What have you been working on lately?
I’ve recently completed some quilts and and I have some others in progress. I’ll be sharing images of all of them at the lecture, as well as previews of my new Hope Valley fabric line! I don’t have fabric in hand yet but I will be able to show the designs. [Hope Valley will be coming out this fall - check out this tantalizing preview post at True Up for a bit more on the line!]
What are your thoughts on quilting these days?
There’s such a powerful interest in quilting now. I started my business 12 years ago and in the last 5 years I’ve seen interest build on the do-it-yourself end. There was such a renaissance of knitting a few years ago, and it seems to have carried over into “domestic crafts” now. Quilting has some built-in challenges, like the time factor and the need to use a sewing machine, so it’s been great to see the interest in it grow.

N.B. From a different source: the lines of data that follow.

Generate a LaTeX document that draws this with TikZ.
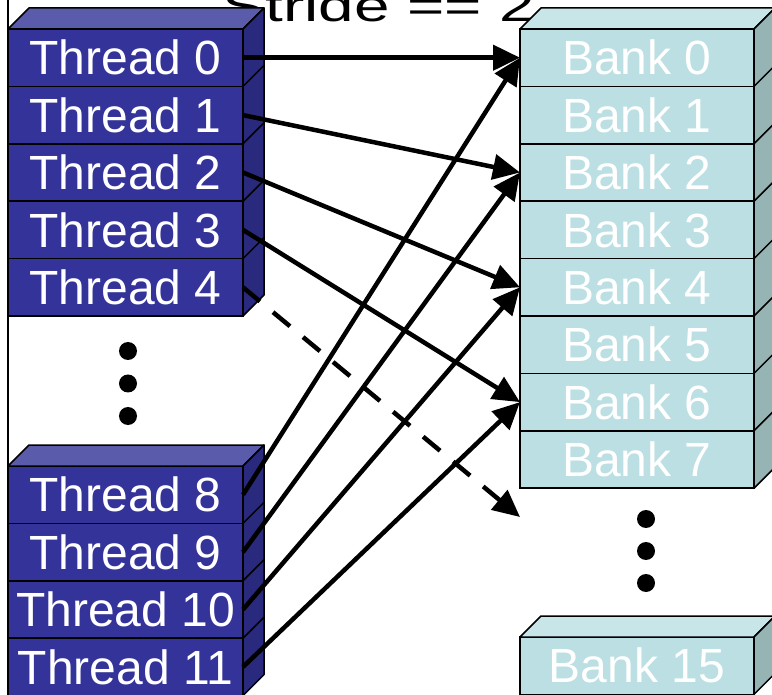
\documentclass[tikz,border=0pt]{standalone}
\usepackage{fontspec}
\setmainfont{Liberation Sans}
\usetikzlibrary{arrows.meta}
\definecolor{thrfront}{HTML}{333399}
\definecolor{thrtop}{HTML}{5B5BAB}
\definecolor{thrside}{HTML}{29297D}
\definecolor{bnkfront}{HTML}{BBDFE2}
\definecolor{bnktop}{HTML}{C8E6E8}
\definecolor{bnkside}{HTML}{97B4B5}
\begin{document}
\begin{tikzpicture}[x=1pt,y=-1pt,
  cell/.style={draw=black, line width=1.5pt, minimum width=235pt, minimum height=57.4pt,
    inner sep=0pt, outer sep=0pt, text=white, font=\fontsize{48}{52}\selectfont},
  threadcell/.style={cell, fill=thrfront},
  bankcell/.style={cell, fill=bnkfront, minimum width=234pt},
  face/.style={draw=black, line width=1.5pt, line join=round},
  conn/.style={line width=4.5pt, -{Triangle[length=27pt,width=25pt]}},
  dashconn/.style={conn, dash pattern=on 22pt off 17pt},
  dotmark/.style={circle, fill=black, minimum size=18pt, inner sep=0pt}
]
\useasboundingbox (0,0) rectangle (772,695);
\clip (0,0) rectangle (772,695);

% title
\node[anchor=base, inner sep=0pt] (title) at (379,22)
  {\scalebox{1.45}[1]{\fontsize{44}{48}\selectfont Stride == 2}};

% frame line
\draw[line width=1.5pt] (8,0) -- (8,695);

% thread block (upper)
\foreach \i/\y in {0/57.7,1/115.1,2/172.5,3/229.9,4/287.3}
  \node[threadcell] (t\i) at (125.5,\y) {Thread \i};
\draw[face, fill=thrtop] (t0.north west) -- ++(21,-21) -- ++(235,0) -- (t0.north east) -- cycle;
\draw[face, fill=thrside] (t0.north east) -- ++(21,-21) -- ([shift={(21,-21)}]t4.south east) -- (t4.south east) -- cycle;
\foreach \i in {0,1,2,3}
  \draw[face] (t\i.south east) -- ++(21,-21);

% thread block (lower)
\foreach \i/\y in {8/494.7,9/552.1,10/609.5,11/666.9}
  \node[threadcell] (t\i) at (125.5,\y) {Thread \i};
\draw[face, fill=thrtop] (t8.north west) -- ++(21,-21) -- ++(235,0) -- (t8.north east) -- cycle;
\draw[face, fill=thrside] (t8.north east) -- ++(21,-21) -- ([shift={(21,-21)}]t11.south east) -- (t11.south east) -- cycle;
\foreach \i in {8,9,10}
  \draw[face] (t\i.south east) -- ++(21,-21);

% bank block
\foreach \i in {0,...,7}
  \node[bankcell] (b\i) at (637,57.7+57.4*\i) {Bank \i};
\draw[face, fill=bnktop] (b0.north west) -- ++(21,-21) -- ++(234,0) -- (b0.north east) -- cycle;
\draw[face, fill=bnkside] (b0.north east) -- ++(21,-21) -- ([shift={(21,-21)}]b7.south east) -- (b7.south east) -- cycle;
\foreach \i in {0,...,6}
  \draw[face] (b\i.south east) -- ++(21,-21);

\node[bankcell] (b15) at (637,665.7) {Bank 15};
\draw[face, fill=bnktop] (b15.north west) -- ++(21,-21) -- ++(234,0) -- (b15.north east) -- cycle;
\draw[face, fill=bnkside] (b15.north east) -- ++(21,-21) -- ([shift={(21,-21)}]b15.south east) -- (b15.south east) -- cycle;

\coordinate (b8) at (520,517);

% connectors
\draw[conn] (t0.east) -- (b0.west);
\draw[conn] (t1.east) -- (b2.west);
\draw[conn] (t2.east) -- (b4.west);
\draw[conn] (t3.east) -- (b6.west);
\draw[dashconn] (t4.east) -- (b8);
\draw[conn] (t8.east) -- (b0.west);
\draw[conn] (t9.east) -- (b2.west);
\draw[conn] (t10.east) -- (b4.west);
\draw[conn] (t11.east) -- (b6.west);

% ellipses
\node[dotmark] (dl1) at (128,351) {};
\node[dotmark] (dl2) at (128,383.5) {};
\node[dotmark] (dl3) at (128,416) {};
\node[dotmark] (dr1) at (646,519) {};
\node[dotmark] (dr2) at (646,551) {};
\node[dotmark] (dr3) at (646,583) {};
\end{tikzpicture}
\end{document}
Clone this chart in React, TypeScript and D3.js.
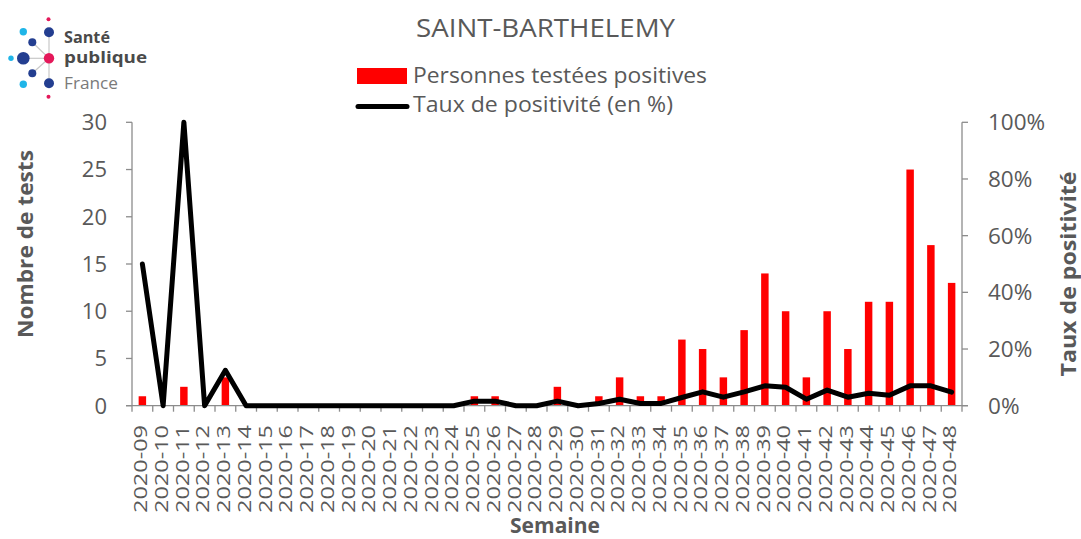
import React from "react";
import * as d3 from "d3";

const weeks: string[] = [
  "2020-09","2020-10","2020-11","2020-12","2020-13","2020-14","2020-15","2020-16","2020-17","2020-18",
  "2020-19","2020-20","2020-21","2020-22","2020-23","2020-24","2020-25","2020-26","2020-27","2020-28",
  "2020-29","2020-30","2020-31","2020-32","2020-33","2020-34","2020-35","2020-36","2020-37","2020-38",
  "2020-39","2020-40","2020-41","2020-42","2020-43","2020-44","2020-45","2020-46","2020-47","2020-48",
];
const positives: number[] = [
  1, 0, 2, 0, 3, 0, 0, 0, 0, 0,
  0, 0, 0, 0, 0, 0, 1, 1, 0, 0,
  2, 0, 1, 3, 1, 1, 7, 6, 3, 8,
  14, 10, 3, 10, 6, 11, 11, 25, 17, 13,
];
const positivityPct: number[] = [
  50, 0, 100, 0, 12.5, 0, 0, 0, 0, 0,
  0, 0, 0, 0, 0, 0, 1.6, 1.6, 0, 0,
  1.6, 0, 0.8, 2.3, 0.8, 0.8, 2.9, 4.9, 3, 4.9,
  7, 6.5, 2.3, 5.5, 3, 4.4, 3.7, 7, 7, 4.8,
];
const leftTicks: number[] = [0, 5, 10, 15, 20, 25, 30];
const rightTicks: number[] = [0, 20, 40, 60, 80, 100];

const FONT = "'Open Sans', 'Liberation Sans', sans-serif";
const GREY = "#595959";
const AXIS = "#8c8c8c";

export default function App() {
  const W = 1081, H = 539;
  const left = 132, right = 962, top = 122.3, bottom = 405.7;
  const x = d3.scaleBand<string>().domain(weeks).range([left, right]).padding(0);
  const yL = d3.scaleLinear().domain([0, 30]).range([bottom, top]);
  const yR = d3.scaleLinear().domain([0, 100]).range([bottom, top]);
  const bw = x.bandwidth() * 0.36;
  const cx = (w: string) => (x(w) as number) + x.bandwidth() / 2;

  const line = d3
    .line<number>()
    .x((_, i) => cx(weeks[i]))
    .y((d) => yR(d))
    .curve(d3.curveLinear);

  const boundaries = d3.range(weeks.length + 1).map((i) => left + i * x.step());

  return (
    <svg
      width={W}
      height={H}
      style={{ position: "absolute", left: 0, top: 0, background: "#fff" }}
      fontFamily={FONT}
    >
      <rect x={0} y={0} width={W} height={H} fill="#fff" />

      {/* Logo */}
      <g>
        <g stroke="#c8c8c8" strokeWidth={1.2}>
          <line x1={49} y1={32} x2={49} y2={84} />
          <line x1={49} y1={58.3} x2={32.3} y2={42.3} />
          <line x1={49} y1={58.3} x2={23.3} y2={58.3} />
          <line x1={49} y1={58.3} x2={32.3} y2={73.3} />
        </g>
        <circle cx={48.5} cy={19.3} r={2} fill="#e4185a" />
        <circle cx={49} cy={32.3} r={5} fill="#233e90" />
        <circle cx={23.3} cy={31.7} r={3.7} fill="#1fb5e8" />
        <circle cx={32.3} cy={42.3} r={4} fill="#233e90" />
        <circle cx={23.3} cy={58.3} r={6.3} fill="#233e90" />
        <circle cx={11} cy={58.3} r={2.7} fill="#1fb5e8" />
        <circle cx={49} cy={58.3} r={5.2} fill="#e4185a" />
        <circle cx={32.3} cy={73.3} r={4} fill="#233e90" />
        <circle cx={23.3} cy={84.3} r={3.7} fill="#1fb5e8" />
        <circle cx={49} cy={83.3} r={5} fill="#233e90" />
        <circle cx={48.5} cy={96.7} r={2} fill="#e4185a" />
        <text x={64} y={42.5} fontFamily="'Open Sans', sans-serif" fontSize={15.5} fontWeight={700} fill="#4a4a4a" textLength={46} lengthAdjust="spacingAndGlyphs">Santé</text>
        <text x={64} y={63} fontFamily="'Open Sans', sans-serif" fontSize={15.5} fontWeight={700} fill="#4a4a4a" textLength={83} lengthAdjust="spacingAndGlyphs">publique</text>
        <text x={64} y={89} fontFamily="'Open Sans', sans-serif" fontSize={16} fontWeight={400} fill="#7a7a7a" textLength={54} lengthAdjust="spacingAndGlyphs">France</text>
      </g>

      {/* Title */}
      <text x={545.5} y={37} textAnchor="middle" fontSize={25} fill={GREY} textLength={259} lengthAdjust="spacingAndGlyphs">SAINT-BARTHELEMY</text>

      {/* Legend */}
      <rect x={357} y={68} width={50} height={16} fill="#ff0000" />
      <text x={413} y={83} fontSize={22} fill={GREY} textLength={294} lengthAdjust="spacingAndGlyphs">Personnes testées positives</text>
      <line x1={358} y1={106.5} x2={407} y2={106.5} stroke="#000" strokeWidth={5} strokeLinecap="round" />
      <text x={413} y={112} fontSize={22} fill={GREY} textLength={260} lengthAdjust="spacingAndGlyphs">Taux de positivité (en %)</text>

      {/* Bars */}
      {weeks.map((w, i) => (
        <rect
          key={w}
          x={cx(w) - bw / 2}
          y={yL(positives[i])}
          width={bw}
          height={bottom - yL(positives[i])}
          fill="#ff0000"
        />
      ))}

      {/* Axes */}
      <g stroke={AXIS} strokeWidth={1.3} fill="none">
        <line x1={left} y1={top} x2={left} y2={bottom} />
        {leftTicks.map((t) => (
          <line key={t} x1={left - 6} x2={left} y1={yL(t)} y2={yL(t)} />
        ))}
        <line x1={right} y1={top} x2={right} y2={bottom} />
        {rightTicks.map((t) => (
          <line key={t} x1={right} x2={right + 6} y1={yR(t)} y2={yR(t)} />
        ))}
        <line x1={left - 6} y1={bottom} x2={right + 6} y2={bottom} />
        {boundaries.map((b, i) => (
          <line key={i} x1={b} x2={b} y1={bottom} y2={bottom + 6} />
        ))}
      </g>

      {/* Line */}
      <path d={line(positivityPct) || ""} fill="none" stroke="#000" strokeWidth={5} strokeLinejoin="round" strokeLinecap="round" />

      {/* Left tick labels */}
      {leftTicks.map((t) => (
        <text key={t} x={107} y={yL(t)} dy="0.36em" textAnchor="end" fontSize={22} fill={GREY}>{t}</text>
      ))}
      {/* Right tick labels */}
      {rightTicks.map((t) => (
        <text key={t} x={988} y={yR(t)} dy="0.36em" textAnchor="start" fontSize={22.5} fill={GREY}>{t}%</text>
      ))}

      {/* X tick labels */}
      {weeks.map((w) => (
        <text
          key={w}
          transform={`translate(${cx(w) - 1.5},425) rotate(-90)`}
          dy="0.36em"
          textAnchor="end"
          fontSize={17.5}
          fill={GREY}
          textLength={88}
          lengthAdjust="spacingAndGlyphs"
        >
          {w}
        </text>
      ))}

      {/* Axis titles */}
      <text transform="translate(25,244) rotate(-90)" dy="0.36em" textAnchor="middle" fontSize={22} fontWeight={700} fill={GREY} textLength={188} lengthAdjust="spacingAndGlyphs">Nombre de tests</text>
      <text transform="translate(1068,274) rotate(-90)" dy="0.36em" textAnchor="middle" fontSize={22} fontWeight={700} fill={GREY} textLength={205} lengthAdjust="spacingAndGlyphs">Taux de positivité</text>
      <text x={555} y={533} textAnchor="middle" fontSize={21} fontWeight={700} fill={GREY}>Semaine</text>
    </svg>
  );
}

The Gee’s Bend quilts have been a big influence, too. And before that, there was a pivotal show of quilting at the Whitney in the 70s (“Abstract Design in American Quilts,” 1971), and I ran across the show catalog, which was a whole book of images, when I was starting my business. Jonathan Holstein wrote the introduction. He (and Gail van der Hoof) collected American quilts and in this show they were treated like contemporary paintings — put on the wall to view in that context for the first time.
Not all of them were masterpieces, not all were well made, some were quirky and simple, but they were so individual. In a world of traditional quilt shows and art quilts, they were really making a statement. And the Gee’s Bend show that opened in Houston and then went to the Whitney in 2002 was the first time since then that quilts were shown that way.
Design and the straightforward approach are what’s so interesting to me. I always make it up as I go along — the work seems more true that way.
Thank you, Denyse!
The lecture is free and open to the public. Hope to see you there!